◆ **EXERCISE PROMPT**
Isolate every line in the records below with "this" in it.

◆ **GIVEN DATA**
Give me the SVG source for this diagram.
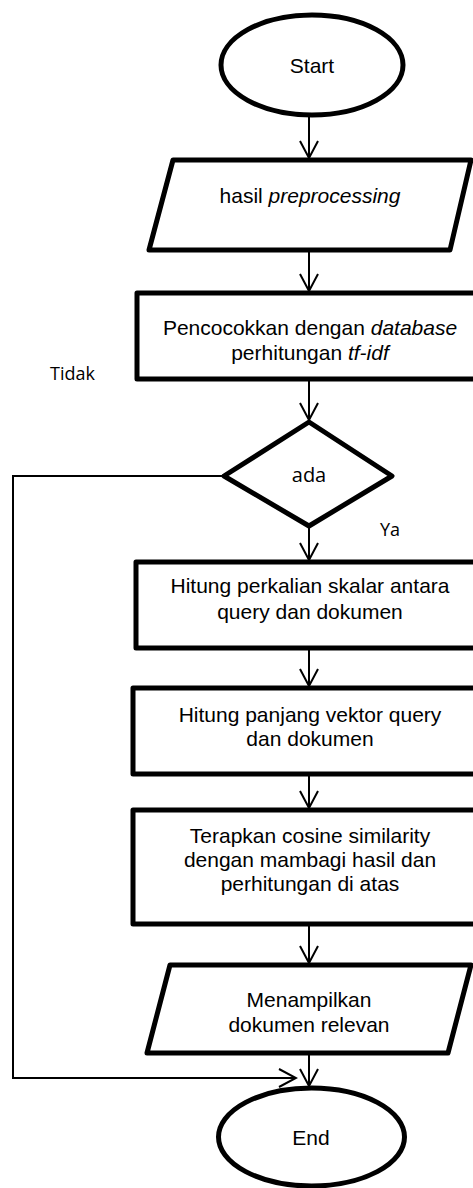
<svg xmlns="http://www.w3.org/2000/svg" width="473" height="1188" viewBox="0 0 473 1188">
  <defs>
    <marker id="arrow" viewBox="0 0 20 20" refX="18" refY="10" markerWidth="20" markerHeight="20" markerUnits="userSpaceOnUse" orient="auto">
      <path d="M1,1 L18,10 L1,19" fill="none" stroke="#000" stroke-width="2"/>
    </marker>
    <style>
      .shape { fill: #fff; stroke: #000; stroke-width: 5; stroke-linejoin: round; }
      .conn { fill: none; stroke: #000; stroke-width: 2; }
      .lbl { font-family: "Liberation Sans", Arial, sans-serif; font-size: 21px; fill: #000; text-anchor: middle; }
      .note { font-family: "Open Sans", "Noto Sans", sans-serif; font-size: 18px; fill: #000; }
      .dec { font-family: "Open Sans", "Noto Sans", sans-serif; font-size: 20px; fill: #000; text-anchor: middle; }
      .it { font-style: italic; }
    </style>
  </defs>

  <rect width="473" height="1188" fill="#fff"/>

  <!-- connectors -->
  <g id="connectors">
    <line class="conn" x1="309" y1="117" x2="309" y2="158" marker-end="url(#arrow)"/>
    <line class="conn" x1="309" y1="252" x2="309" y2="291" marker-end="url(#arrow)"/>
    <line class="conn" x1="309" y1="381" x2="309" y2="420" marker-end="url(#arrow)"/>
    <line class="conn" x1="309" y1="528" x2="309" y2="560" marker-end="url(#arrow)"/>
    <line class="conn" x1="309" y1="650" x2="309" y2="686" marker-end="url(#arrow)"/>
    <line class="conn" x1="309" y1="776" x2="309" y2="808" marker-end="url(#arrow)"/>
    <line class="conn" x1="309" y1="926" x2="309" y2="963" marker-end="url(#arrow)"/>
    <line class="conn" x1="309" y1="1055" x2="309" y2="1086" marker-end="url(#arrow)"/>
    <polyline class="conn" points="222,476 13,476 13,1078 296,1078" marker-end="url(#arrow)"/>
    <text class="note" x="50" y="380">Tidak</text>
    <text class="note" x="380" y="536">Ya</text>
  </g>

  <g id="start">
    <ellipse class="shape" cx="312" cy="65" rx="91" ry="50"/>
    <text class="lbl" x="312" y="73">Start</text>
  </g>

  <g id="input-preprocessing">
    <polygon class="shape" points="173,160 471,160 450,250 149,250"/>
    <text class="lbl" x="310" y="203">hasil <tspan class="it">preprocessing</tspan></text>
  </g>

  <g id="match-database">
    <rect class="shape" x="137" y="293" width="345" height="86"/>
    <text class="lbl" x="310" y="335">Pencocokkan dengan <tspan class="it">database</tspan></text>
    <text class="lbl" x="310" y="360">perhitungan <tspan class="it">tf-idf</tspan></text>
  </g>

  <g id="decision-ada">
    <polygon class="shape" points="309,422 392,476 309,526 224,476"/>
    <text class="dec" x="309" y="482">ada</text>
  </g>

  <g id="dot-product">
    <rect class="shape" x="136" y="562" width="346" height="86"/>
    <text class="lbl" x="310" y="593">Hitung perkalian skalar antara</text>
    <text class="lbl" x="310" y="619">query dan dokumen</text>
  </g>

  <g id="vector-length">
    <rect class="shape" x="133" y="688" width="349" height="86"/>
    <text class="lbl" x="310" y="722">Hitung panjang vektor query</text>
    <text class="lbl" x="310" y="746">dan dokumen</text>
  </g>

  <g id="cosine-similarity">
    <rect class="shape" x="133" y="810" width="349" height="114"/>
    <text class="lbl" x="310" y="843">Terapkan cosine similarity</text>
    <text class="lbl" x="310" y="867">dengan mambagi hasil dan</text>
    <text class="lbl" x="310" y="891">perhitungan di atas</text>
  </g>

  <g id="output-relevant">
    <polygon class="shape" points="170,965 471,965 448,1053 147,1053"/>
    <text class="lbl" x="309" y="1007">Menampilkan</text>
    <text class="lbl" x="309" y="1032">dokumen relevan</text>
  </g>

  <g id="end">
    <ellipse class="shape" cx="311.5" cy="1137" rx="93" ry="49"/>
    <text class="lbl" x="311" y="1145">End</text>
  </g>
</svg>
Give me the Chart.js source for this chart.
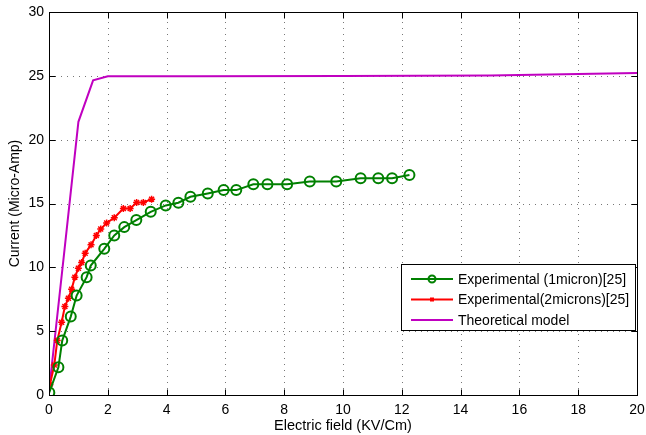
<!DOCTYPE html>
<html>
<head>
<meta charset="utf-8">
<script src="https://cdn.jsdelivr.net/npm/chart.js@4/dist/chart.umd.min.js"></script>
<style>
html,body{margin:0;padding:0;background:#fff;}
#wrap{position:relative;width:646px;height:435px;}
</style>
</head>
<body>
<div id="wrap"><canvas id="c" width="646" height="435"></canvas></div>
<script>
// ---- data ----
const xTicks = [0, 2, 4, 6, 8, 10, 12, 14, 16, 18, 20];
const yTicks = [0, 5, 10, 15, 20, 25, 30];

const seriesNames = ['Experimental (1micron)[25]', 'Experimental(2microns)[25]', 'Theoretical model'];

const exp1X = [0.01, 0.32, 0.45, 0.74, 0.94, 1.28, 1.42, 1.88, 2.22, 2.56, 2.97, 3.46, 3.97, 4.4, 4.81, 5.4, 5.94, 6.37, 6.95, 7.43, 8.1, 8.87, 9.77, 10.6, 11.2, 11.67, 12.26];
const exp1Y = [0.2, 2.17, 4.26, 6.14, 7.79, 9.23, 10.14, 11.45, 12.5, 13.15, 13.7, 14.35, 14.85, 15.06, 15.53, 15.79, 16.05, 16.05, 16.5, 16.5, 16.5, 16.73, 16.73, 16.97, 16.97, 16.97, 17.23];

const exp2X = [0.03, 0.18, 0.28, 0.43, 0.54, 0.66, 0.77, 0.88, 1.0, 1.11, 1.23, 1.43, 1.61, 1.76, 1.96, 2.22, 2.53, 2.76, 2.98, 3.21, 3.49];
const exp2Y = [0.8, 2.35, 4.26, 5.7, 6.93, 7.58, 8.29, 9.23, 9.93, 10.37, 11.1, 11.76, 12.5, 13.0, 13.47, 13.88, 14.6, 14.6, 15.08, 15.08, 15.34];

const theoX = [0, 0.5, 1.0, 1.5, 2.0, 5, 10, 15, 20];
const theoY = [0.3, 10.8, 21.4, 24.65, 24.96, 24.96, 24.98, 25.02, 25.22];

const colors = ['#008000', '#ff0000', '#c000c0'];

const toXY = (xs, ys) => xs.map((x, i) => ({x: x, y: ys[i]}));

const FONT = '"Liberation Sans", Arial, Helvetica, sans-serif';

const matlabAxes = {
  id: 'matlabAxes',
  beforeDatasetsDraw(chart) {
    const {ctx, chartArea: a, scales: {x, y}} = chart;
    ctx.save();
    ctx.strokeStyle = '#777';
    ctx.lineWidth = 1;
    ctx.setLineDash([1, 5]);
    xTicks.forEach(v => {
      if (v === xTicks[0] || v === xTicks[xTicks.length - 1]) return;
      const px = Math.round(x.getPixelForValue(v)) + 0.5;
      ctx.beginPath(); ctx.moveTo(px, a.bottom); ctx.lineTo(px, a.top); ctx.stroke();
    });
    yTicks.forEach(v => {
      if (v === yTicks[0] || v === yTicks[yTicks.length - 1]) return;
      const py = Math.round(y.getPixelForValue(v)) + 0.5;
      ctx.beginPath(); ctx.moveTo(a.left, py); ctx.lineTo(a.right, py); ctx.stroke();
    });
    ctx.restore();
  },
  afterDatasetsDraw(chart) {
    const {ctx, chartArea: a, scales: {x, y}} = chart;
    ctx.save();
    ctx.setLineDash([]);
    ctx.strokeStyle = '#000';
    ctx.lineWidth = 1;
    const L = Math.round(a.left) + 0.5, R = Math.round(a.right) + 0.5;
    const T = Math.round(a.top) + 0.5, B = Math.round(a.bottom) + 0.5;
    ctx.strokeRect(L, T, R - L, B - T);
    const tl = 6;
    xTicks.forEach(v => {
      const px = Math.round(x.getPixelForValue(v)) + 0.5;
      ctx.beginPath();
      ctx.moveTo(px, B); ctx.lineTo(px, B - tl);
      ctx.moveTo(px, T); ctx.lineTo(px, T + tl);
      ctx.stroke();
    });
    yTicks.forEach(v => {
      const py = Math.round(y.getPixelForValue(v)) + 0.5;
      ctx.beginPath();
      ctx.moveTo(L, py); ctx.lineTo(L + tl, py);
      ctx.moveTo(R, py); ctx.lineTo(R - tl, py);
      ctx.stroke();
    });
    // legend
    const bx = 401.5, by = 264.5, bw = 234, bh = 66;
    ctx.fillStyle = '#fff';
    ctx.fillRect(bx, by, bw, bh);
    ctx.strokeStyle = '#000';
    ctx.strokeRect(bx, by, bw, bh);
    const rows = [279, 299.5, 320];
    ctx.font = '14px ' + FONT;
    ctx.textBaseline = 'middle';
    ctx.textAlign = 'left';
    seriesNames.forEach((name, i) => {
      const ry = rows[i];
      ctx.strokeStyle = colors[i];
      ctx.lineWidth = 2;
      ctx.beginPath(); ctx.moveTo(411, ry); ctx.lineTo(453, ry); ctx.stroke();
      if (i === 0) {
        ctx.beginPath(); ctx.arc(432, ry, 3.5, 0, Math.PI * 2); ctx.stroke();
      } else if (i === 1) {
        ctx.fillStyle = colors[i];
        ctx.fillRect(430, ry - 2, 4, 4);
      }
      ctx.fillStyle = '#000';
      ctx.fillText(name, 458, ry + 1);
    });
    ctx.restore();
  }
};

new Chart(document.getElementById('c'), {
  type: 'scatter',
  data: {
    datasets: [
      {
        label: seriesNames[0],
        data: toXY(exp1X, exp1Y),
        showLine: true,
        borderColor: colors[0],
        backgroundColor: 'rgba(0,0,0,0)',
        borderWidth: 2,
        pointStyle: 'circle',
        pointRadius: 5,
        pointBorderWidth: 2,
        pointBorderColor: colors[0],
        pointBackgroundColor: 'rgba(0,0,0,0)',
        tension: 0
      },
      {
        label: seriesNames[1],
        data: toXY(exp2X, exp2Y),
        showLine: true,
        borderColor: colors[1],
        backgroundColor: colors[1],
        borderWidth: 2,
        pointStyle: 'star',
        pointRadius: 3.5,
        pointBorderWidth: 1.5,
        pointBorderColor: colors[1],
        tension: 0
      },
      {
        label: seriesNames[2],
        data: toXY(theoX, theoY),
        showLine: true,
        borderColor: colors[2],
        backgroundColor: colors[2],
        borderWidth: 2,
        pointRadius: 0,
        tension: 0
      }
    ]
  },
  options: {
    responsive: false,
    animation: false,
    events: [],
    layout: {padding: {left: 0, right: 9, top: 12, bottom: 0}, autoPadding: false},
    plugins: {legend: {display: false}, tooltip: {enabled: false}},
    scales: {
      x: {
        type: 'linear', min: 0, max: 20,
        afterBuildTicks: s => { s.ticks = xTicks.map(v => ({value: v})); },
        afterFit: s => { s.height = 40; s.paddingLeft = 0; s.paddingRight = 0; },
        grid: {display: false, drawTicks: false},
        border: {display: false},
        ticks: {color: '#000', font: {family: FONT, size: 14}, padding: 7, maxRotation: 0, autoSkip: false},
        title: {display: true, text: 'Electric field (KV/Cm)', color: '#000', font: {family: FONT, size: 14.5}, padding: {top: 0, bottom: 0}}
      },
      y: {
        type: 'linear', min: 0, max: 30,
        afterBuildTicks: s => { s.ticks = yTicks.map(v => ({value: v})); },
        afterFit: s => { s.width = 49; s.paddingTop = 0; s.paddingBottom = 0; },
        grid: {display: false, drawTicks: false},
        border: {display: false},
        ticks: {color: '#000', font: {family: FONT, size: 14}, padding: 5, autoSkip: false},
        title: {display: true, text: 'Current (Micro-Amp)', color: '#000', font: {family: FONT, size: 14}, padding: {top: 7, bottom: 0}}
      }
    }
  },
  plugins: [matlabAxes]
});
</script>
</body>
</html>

◆ **COMPLETED TASK**
Give me the SVG source for this diagram.
Give me the Chart.js source for this chart.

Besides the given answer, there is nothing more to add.